The passing of Henryk Górecki announced yesterday came as quite a surprise, mainly I suppose because he hadn’t crossed my mind in the last ten years.

Górecki had a rather incredible success in the early Nineties with his Third Symphony (Symphony of Sorrowful Songs), which set ancient Polish melodies to texts that formed a symphonic memorial to the Holocaust victims.

The piece enjoyed a huge explosion of international popularity –– on concert stage, FM radio, CD recordings, New Age and space music shows, and generally in any venue which required a funereal presence or solemnity. The London Sinfonietta recording made the soprano Dawn Upshaw internationally famous, and the work also appeared as background music in films.

Orchestras next scrambled to see if the composer had written anything else of consequence; then there was a falling off of interest, and the sparse, basically non-contrapuntal, chordal music style of composition which was generally taken to represent spiritual profundity became associated rather with the work of John Tavener, Arvo Pärt and others.

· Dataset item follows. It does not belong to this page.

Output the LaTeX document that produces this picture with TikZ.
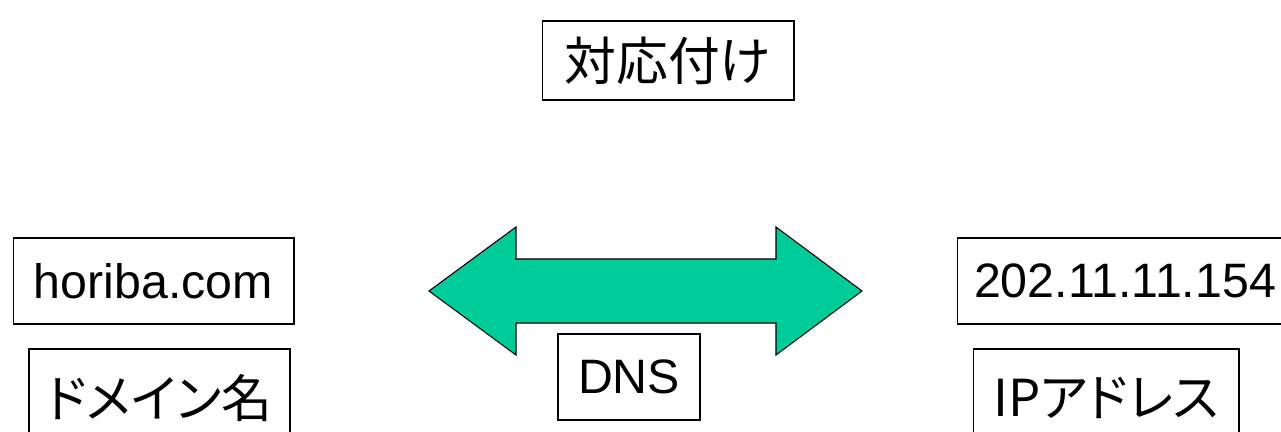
\documentclass[tikz,border=0pt]{standalone}
\usepackage{fontspec}
\setmainfont{Liberation Sans}
\newfontfamily\jpfont{Noto Sans CJK JP}
\newfontfamily\jppfont[RawFeature=+palt]{Noto Sans CJK JP}
\usepackage{xcolor}
\usetikzlibrary{positioning}
\definecolor{dnsgreen}{RGB}{0,204,153}
\tikzset{
  textbox/.style={draw,line width=0.6pt,inner sep=0pt,
    font=\fontsize{27.5}{33}\selectfont},
  jpbox/.style={textbox,font=\jpfont\fontsize{29.5}{35}\selectfont},
  kanabox/.style={textbox,font=\jppfont\fontsize{29}{35}\selectfont},
  bigarrow/.style={fill=dnsgreen,draw=black,line width=0.6pt,line join=miter}
}
\begin{document}
\begin{tikzpicture}[x=0.02cm,y=-0.02cm]
  \useasboundingbox (0,0) rectangle (1281,432);
  \clip (0,0) rectangle (1281,432);
  % top label
  \node[jpbox,minimum width=5.04cm,minimum height=1.58cm] (map) at (668,60.5) {対応付け};
  % left side: name
  \node[textbox,minimum width=5.62cm,minimum height=1.72cm] (domain) at (153.5,281) {horiba.com};
  \node[kanabox,minimum width=5.22cm,minimum height=1.96cm] (domainlabel) at (159.5,398) {ドメイン名};
  % right side: address
  \node[textbox,minimum width=6.72cm,minimum height=1.72cm] (ip) at (1125,281) {202.11.11.154};
  \node[kanabox,minimum width=5.32cm,minimum height=1.96cm] (iplabel) at (1106,398) {IPアドレス};
  % double arrow
  \draw[bigarrow] (429,291) -- (516,227) -- (516,259) -- (776,259) -- (776,227)
    -- (862,291) -- (776,355) -- (776,323) -- (516,323) -- (516,355) -- cycle;
  \node[textbox,minimum width=2.84cm,minimum height=1.72cm] (dns) at (629,377) {DNS};
\end{tikzpicture}
\end{document}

So it was interesting to suddenly recall all this upon reading news of the composer’s death, and I went to my favorite online radio station at * and quickly found a lovely performance of the entire piece by the Polish National Radio Symphony Orchestra. I suppose it will always remain the most celebrated musical requiem composed for the Holocaust, but today I heard it instead as a requiem for its composer.

* You have to type in the composer's name where it says ZOEK in the upper right corner.